◆ **PROBLEM TO SOLVE**
In the entries below, find every line with "this" and copy it.

Rows from a dataset of charts and code:
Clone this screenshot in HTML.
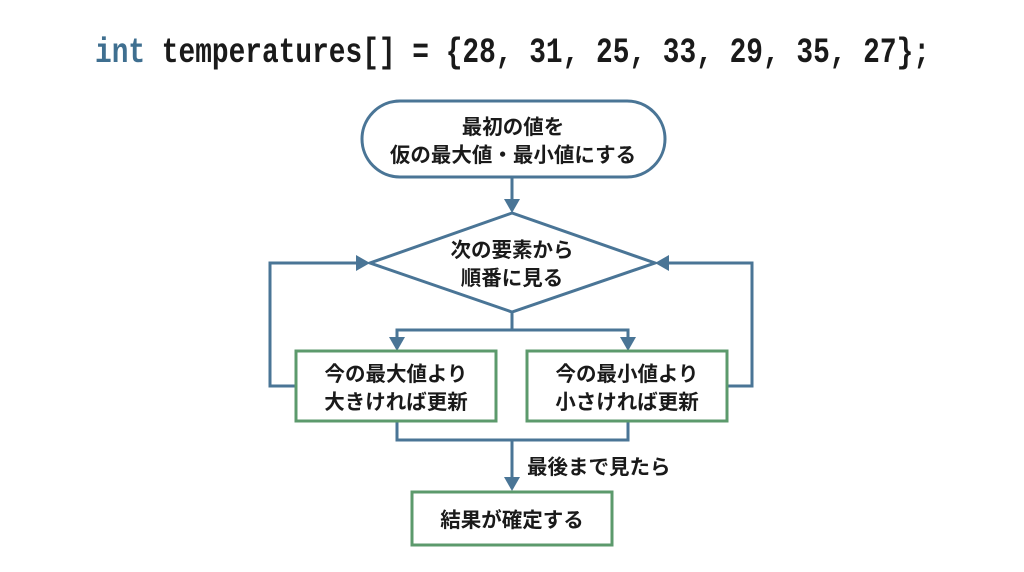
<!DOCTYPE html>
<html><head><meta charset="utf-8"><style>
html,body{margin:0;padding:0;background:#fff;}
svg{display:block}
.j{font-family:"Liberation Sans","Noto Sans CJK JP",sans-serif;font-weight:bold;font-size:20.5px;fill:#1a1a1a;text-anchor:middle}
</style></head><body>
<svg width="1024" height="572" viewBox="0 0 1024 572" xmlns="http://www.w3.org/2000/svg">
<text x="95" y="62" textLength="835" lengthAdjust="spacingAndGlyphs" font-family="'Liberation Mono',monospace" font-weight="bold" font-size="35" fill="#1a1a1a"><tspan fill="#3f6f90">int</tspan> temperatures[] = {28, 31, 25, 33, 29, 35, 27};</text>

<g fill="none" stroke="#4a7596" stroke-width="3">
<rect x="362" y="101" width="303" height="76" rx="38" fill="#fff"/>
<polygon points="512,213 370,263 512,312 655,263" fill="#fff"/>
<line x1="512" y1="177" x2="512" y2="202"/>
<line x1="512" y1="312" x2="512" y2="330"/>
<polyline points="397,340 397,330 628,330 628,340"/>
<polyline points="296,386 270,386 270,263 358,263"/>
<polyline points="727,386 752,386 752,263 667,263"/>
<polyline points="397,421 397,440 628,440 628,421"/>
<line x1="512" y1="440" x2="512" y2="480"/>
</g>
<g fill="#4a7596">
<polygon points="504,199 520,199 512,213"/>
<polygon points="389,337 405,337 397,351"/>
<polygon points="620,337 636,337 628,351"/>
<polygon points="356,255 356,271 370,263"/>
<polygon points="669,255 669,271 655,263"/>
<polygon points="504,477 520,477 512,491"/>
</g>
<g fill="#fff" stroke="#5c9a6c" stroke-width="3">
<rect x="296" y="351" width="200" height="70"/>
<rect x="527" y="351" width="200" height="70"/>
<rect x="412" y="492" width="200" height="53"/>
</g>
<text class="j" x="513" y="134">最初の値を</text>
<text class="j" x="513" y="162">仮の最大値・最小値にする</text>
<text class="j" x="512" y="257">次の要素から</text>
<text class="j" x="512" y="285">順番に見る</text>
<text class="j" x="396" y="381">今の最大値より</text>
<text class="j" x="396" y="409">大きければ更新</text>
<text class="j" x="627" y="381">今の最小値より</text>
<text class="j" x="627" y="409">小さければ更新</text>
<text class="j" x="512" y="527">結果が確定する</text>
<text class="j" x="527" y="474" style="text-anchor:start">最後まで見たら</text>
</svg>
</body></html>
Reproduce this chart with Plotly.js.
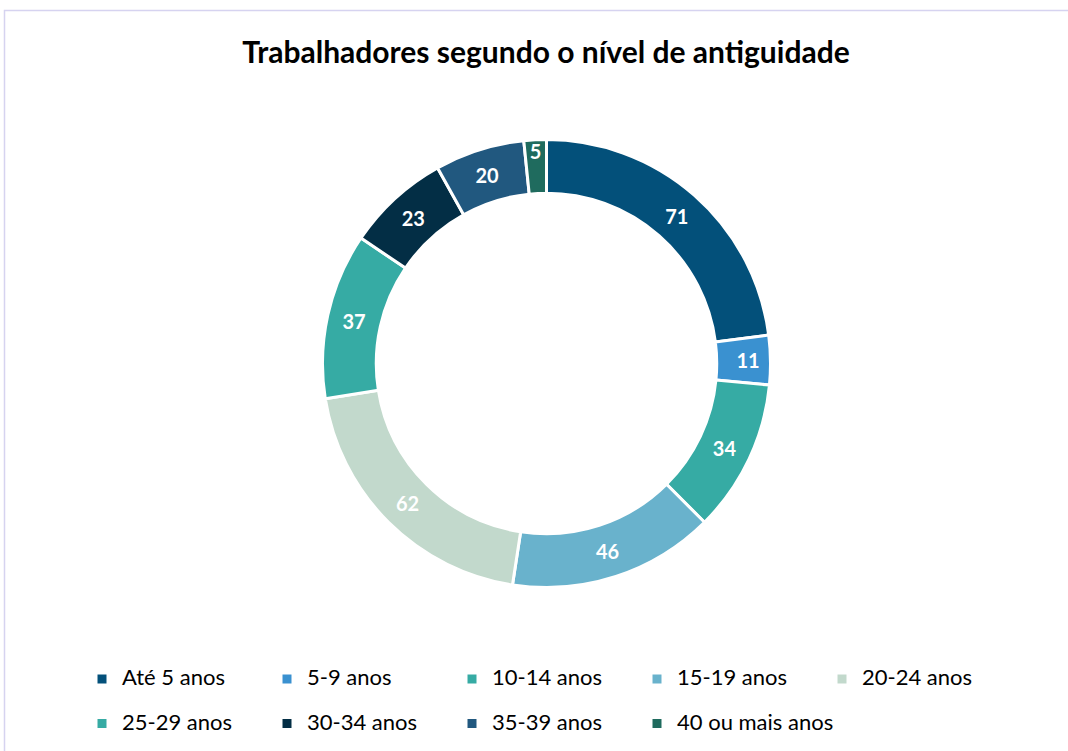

◆ **EXPECTED OUTPUT**
Clone this screenshot in HTML.
Reproduce this chart with Plotly.js.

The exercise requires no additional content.